Note: A single smell × load experiment takes approximately 8 hours (20 runs × ~25 min each). A full smell across all three load levels takes about 24 hours. The script handles the full lifecycle for each run: cluster creation, SUT deployment, warm-up, measurement, metric export and teardown. Locust must already be running as a Docker container (started once via
createLocustBenchmark.sh).
cd benchmark/scripts
# Example: C1 (Chatty Services), low load, 10 interleaved pairs
./execute_benchmark.sh \
--smell-branch "smell/chatty-services" \
--baseline-branch "baseline/chatty-services" \
--load-profile low \
--pairs 10 \
--output-dir "../results/c1-low-full"The script alternates baseline and smell runs within each pair. For every run it creates a fresh Kind cluster, deploys the SUT from the specified branch, runs the measurement and tears down the cluster again.

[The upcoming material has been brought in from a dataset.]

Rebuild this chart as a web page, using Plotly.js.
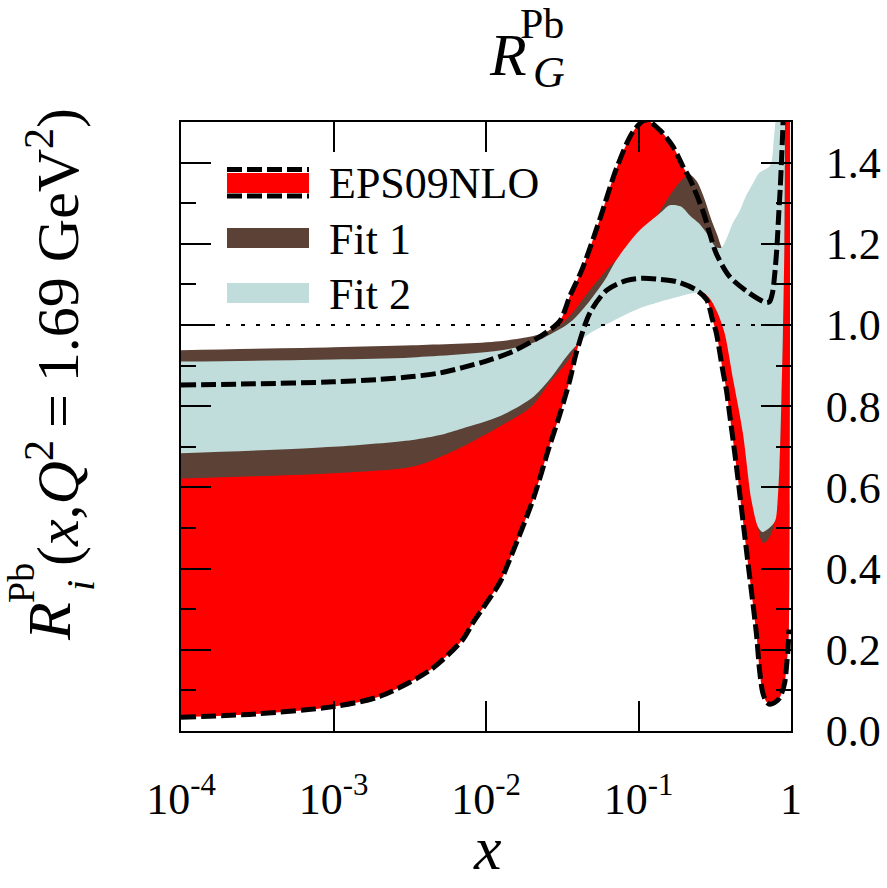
<!DOCTYPE html>
<html>
<head>
<meta charset="utf-8">
<script src="https://cdn.plot.ly/plotly-3.0.1.min.js"></script>
<style>html,body{margin:0;padding:0;background:#fff;}#chart{width:887px;height:888px;}</style>
</head>
<body>
<div id="chart"></div>
<script>
// ---- EPS09NLO uncertainty band (upper / lower edges) ----
const epsUpX = [1e-4, 3e-4, 1e-3, 2e-3, 3.3e-3, 5e-3, 7e-3, 0.0106, 0.015, 0.0225, 0.0305, 0.0354, 0.043, 0.0557, 0.0716, 0.0916, 0.111, 0.138, 0.168, 0.196, 0.217, 0.265, 0.323, 0.396, 0.536, 0.689, 0.725, 0.757, 0.78, 0.809, 0.83, 0.851, 0.87, 0.885, 0.92, 0.97];
const epsUpY = [0.852, 0.855, 0.86, 0.866, 0.873, 0.882, 0.895, 0.914, 0.935, 0.971, 1.01, 1.07, 1.14, 1.26, 1.385, 1.475, 1.505, 1.48, 1.44, 1.39, 1.36, 1.28, 1.177, 1.119, 1.078, 1.055, 1.058, 1.08, 1.12, 1.193, 1.27, 1.34, 1.42, 1.49, 1.75, 2.1];
const epsLoX = [1e-4, 3.1e-4, 1e-3, 2e-3, 4.3e-3, 7e-3, 0.0082, 0.0123, 0.0137, 0.0203, 0.026, 0.0305, 0.0355, 0.039, 0.048, 0.062, 0.084, 0.106, 0.132, 0.177, 0.24, 0.28, 0.306, 0.324, 0.356, 0.377, 0.396, 0.439, 0.51, 0.593, 0.622, 0.652, 0.69, 0.724, 0.78, 0.841, 0.908, 0.94, 0.955, 0.97];
const epsLoY = [0.034, 0.042, 0.06, 0.085, 0.15, 0.224, 0.266, 0.365, 0.405, 0.569, 0.70, 0.78, 0.865, 0.93, 1.03, 1.086, 1.11, 1.115, 1.113, 1.107, 1.086, 1.062, 1.012, 0.98, 0.89, 0.84, 0.78, 0.651, 0.446, 0.24, 0.15, 0.095, 0.072, 0.066, 0.07, 0.081, 0.118, 0.17, 0.2, 0.25];

// ---- Fit 1 band ----
const fit1UpX = [1e-4, 1e-3, 3.3e-3, 0.0123, 0.0225, 0.0305, 0.037, 0.048, 0.06, 0.0716, 0.1, 0.138, 0.168, 0.196, 0.217, 0.24, 0.265, 0.30, 0.33, 0.349, 0.38, 0.45, 0.55, 0.65, 0.75, 0.82, 0.88, 0.91];
const fit1UpY = [0.938, 0.945, 0.95, 0.96, 0.977, 1.0, 1.03, 1.086, 1.13, 1.16, 1.2, 1.28, 1.33, 1.36, 1.37, 1.355, 1.32, 1.26, 1.22, 1.193, 1.17, 1.18, 1.28, 1.33, 1.36, 1.45, 1.6, 1.8];
const fit1LoX = [1e-4, 1e-3, 3.3e-3, 5e-3, 7e-3, 0.0123, 0.02, 0.026, 0.035, 0.046, 0.07, 0.1, 0.15, 0.2, 0.24, 0.265, 0.30, 0.33, 0.367, 0.42, 0.484, 0.55, 0.6, 0.63, 0.66, 0.70, 0.75, 0.78, 0.80, 0.84, 0.865, 0.885, 0.905, 0.915];
const fit1LoY = [0.622, 0.635, 0.651, 0.675, 0.70, 0.75, 0.80, 0.857, 0.915, 1.0, 1.04, 1.07, 1.09, 1.1, 1.105, 1.1, 1.09, 1.06, 1.0, 0.89, 0.76, 0.59, 0.515, 0.475, 0.463, 0.47, 0.49, 0.52, 0.56, 0.66, 0.83, 0.99, 1.21, 1.6];

// ---- Fit 2 band ----
const fit2UpX = [1e-4, 1e-3, 3.3e-3, 0.0123, 0.02, 0.0305, 0.037, 0.048, 0.06, 0.0716, 0.1, 0.138, 0.16, 0.19, 0.217, 0.25, 0.28, 0.32, 0.349, 0.38, 0.414, 0.46, 0.51, 0.565, 0.62, 0.69, 0.72, 0.745, 0.765, 0.79, 0.82, 0.915];
const fit2UpY = [0.91, 0.915, 0.92, 0.937, 0.955, 0.99, 1.012, 1.06, 1.11, 1.16, 1.23, 1.275, 1.295, 1.292, 1.27, 1.25, 1.226, 1.193, 1.19, 1.215, 1.25, 1.28, 1.32, 1.35, 1.375, 1.385, 1.39, 1.40, 1.44, 1.50, 1.56, 1.8];
const fit2LoX = [1e-4, 1e-3, 3.3e-3, 5e-3, 7e-3, 0.0123, 0.02, 0.026, 0.035, 0.046, 0.068, 0.1, 0.14, 0.18, 0.24, 0.27, 0.30, 0.33, 0.367, 0.42, 0.484, 0.55, 0.607, 0.65, 0.72, 0.78, 0.80, 0.84, 0.865, 0.885, 0.905, 0.915];
const fit2LoY = [0.684, 0.70, 0.717, 0.729, 0.745, 0.775, 0.82, 0.865, 0.93, 0.975, 1.01, 1.04, 1.058, 1.069, 1.08, 1.078, 1.06, 1.03, 0.98, 0.86, 0.733, 0.569, 0.503, 0.49, 0.50, 0.515, 0.528, 0.651, 0.815, 0.98, 1.2, 1.6];

// ---- reference line and ticks ----
const refX = [1e-4, 1];
const refY = [1, 1];
const xTickVals = [1e-4, 1e-3, 1e-2, 1e-1, 1];
const xTickText = ['10<sup>-4</sup>', '10<sup>-3</sup>', '10<sup>-2</sup>', '10<sup>-1</sup>', '1'];
const legendNames = ['EPS09NLO', 'Fit 1', 'Fit 2'];

const RED = '#ff0000', BROWN = '#5c4236', BLUE = '#c0dcdb';
const FONT = '"Liberation Serif", "Times New Roman", Times, serif';

function poly(xu, yu, xl, yl) {
  return { x: xu.concat(xl.slice().reverse()), y: yu.concat(yl.slice().reverse()) };
}
const pE = poly(epsUpX, epsUpY, epsLoX, epsLoY);
const p1 = poly(fit1UpX, fit1UpY, fit1LoX, fit1LoY);
const p2 = poly(fit2UpX, fit2UpY, fit2LoX, fit2LoY);

const band = (p, col, name) => ({
  x: p.x, y: p.y, type: 'scatter', mode: 'lines', fill: 'toself', fillcolor: col,
  line: { width: 0, color: 'rgba(0,0,0,0)', shape: 'spline', smoothing: 0.8 }, name: name, showlegend: false, hoverinfo: 'skip'
});
const dashed = (x, y) => ({
  x: x, y: y, type: 'scatter', mode: 'lines', showlegend: false, hoverinfo: 'skip',
  line: { color: '#000', width: 5, dash: '15px,5px', shape: 'spline', smoothing: 0.8 }
});

const data = [
  band(pE, RED, legendNames[0]),
  band(p1, BROWN, legendNames[1]),
  band(p2, BLUE, legendNames[2]),
  dashed(epsUpX, epsUpY),
  dashed(epsLoX, epsLoY),
  { x: refX, y: refY, type: 'scatter', mode: 'lines', showlegend: false, hoverinfo: 'skip',
    line: { color: '#000', width: 1.8, dash: '4px,11px' } }
];

// pixel helpers for annotation / legend placement in paper coords
const L = 181, T = 122, W = 610, H = 609;
const px = v => (v - L) / W;
const py = v => (T + H - v) / H;

const ann = (x, y, text, size, extra) => Object.assign({
  xref: 'paper', yref: 'paper', x: px(x), y: py(y), text: text, showarrow: false,
  xanchor: 'center', yanchor: 'middle', font: { family: FONT, size: size, color: '#000' }
}, extra || {});

const annotations = [
  // title R_G^Pb
  ann(508, 55, '<i>R</i>', 60),
  ann(549, 72, '<i>G</i>', 44),
  ann(542, 24, 'Pb', 42),
  // x-axis title
  ann(487, 848, '<i>x</i>', 62),
  // y-axis title (rotated)
  ann(53, 337, '(<i>x</i>,<i>Q</i><sup>2</sup>\u2009=\u20091.69 GeV<sup>2</sup>)', 60, { textangle: -90 }),
  ann(49, 622, '<i>R</i>', 62, { textangle: -90 }),
  ann(21, 583, 'Pb', 38, { textangle: -90 }),
  ann(80, 586, '<i>i</i>', 40, { textangle: -90 }),
  // legend labels
  ann(327, 183, legendNames[0], 44, { xanchor: 'left' }),
  ann(327, 239, legendNames[1], 44, { xanchor: 'left' }),
  ann(327, 294, legendNames[2], 44, { xanchor: 'left' })
];

const rect = (x0, y0, x1, y1, col) => ({
  type: 'rect', xref: 'paper', yref: 'paper', x0: px(x0), x1: px(x1), y0: py(y1), y1: py(y0),
  fillcolor: col, line: { width: 0 }
});
const hline = (x0, x1, y) => ({
  type: 'line', xref: 'paper', yref: 'paper', x0: px(x0), x1: px(x1), y0: py(y), y1: py(y),
  line: { color: '#000', width: 5, dash: '15px,5px' }
});
const shapes = [
  rect(227, 173, 309, 193, RED),
  hline(227, 309, 169.5),
  hline(227, 309, 196),
  rect(227, 228, 309, 248, BROWN),
  rect(227, 283, 309, 303, BLUE)
];

const layout = {
  width: 887, height: 888,
  margin: { l: L, r: 887 - L - W, t: T, b: 888 - T - H, pad: 0 },
  paper_bgcolor: '#fff', plot_bgcolor: '#fff',
  showlegend: false,
  font: { family: FONT, size: 44, color: '#000' },
  xaxis: {
    type: 'log', range: [-4, 0], tickmode: 'array', tickvals: xTickVals, ticktext: xTickText,
    ticks: 'inside', ticklen: 30, tickwidth: 2, tickcolor: '#000',
    showline: true, linewidth: 2, linecolor: '#000', mirror: 'allticks',
    showgrid: false, zeroline: false, ticklabelstandoff: 28,
    tickfont: { family: FONT, size: 44, color: '#000' }
  },
  yaxis: {
    range: [0, 1.5], side: 'right', tick0: 0, dtick: 0.2, tickformat: '.1f',
    ticks: 'inside', ticklen: 30, tickwidth: 2, tickcolor: '#000',
    minor: { tick0: 0, dtick: 0.1, ticks: 'inside', ticklen: 15, tickwidth: 2, tickcolor: '#000' },
    showline: true, linewidth: 2, linecolor: '#000', mirror: 'allticks',
    showgrid: false, zeroline: false, ticklabelstandoff: 24,
    tickfont: { family: FONT, size: 44, color: '#000' }
  },
  annotations: annotations,
  shapes: shapes
};

Plotly.newPlot('chart', data, layout, { staticPlot: true, displayModeBar: false });
</script>
</body>
</html>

This thesis builds on the OpenTelemetry Demo project and on the energy measurement methodology by Legler et al. The experimental infrastructure was adapted from prior work at the ISE research group at TU Berlin.
The OpenTelemetry Demo source code is licensed under the Apache License 2.0. The benchmark scripts, analysis code and thesis content in this repository are part of a Master's thesis at TU Berlin.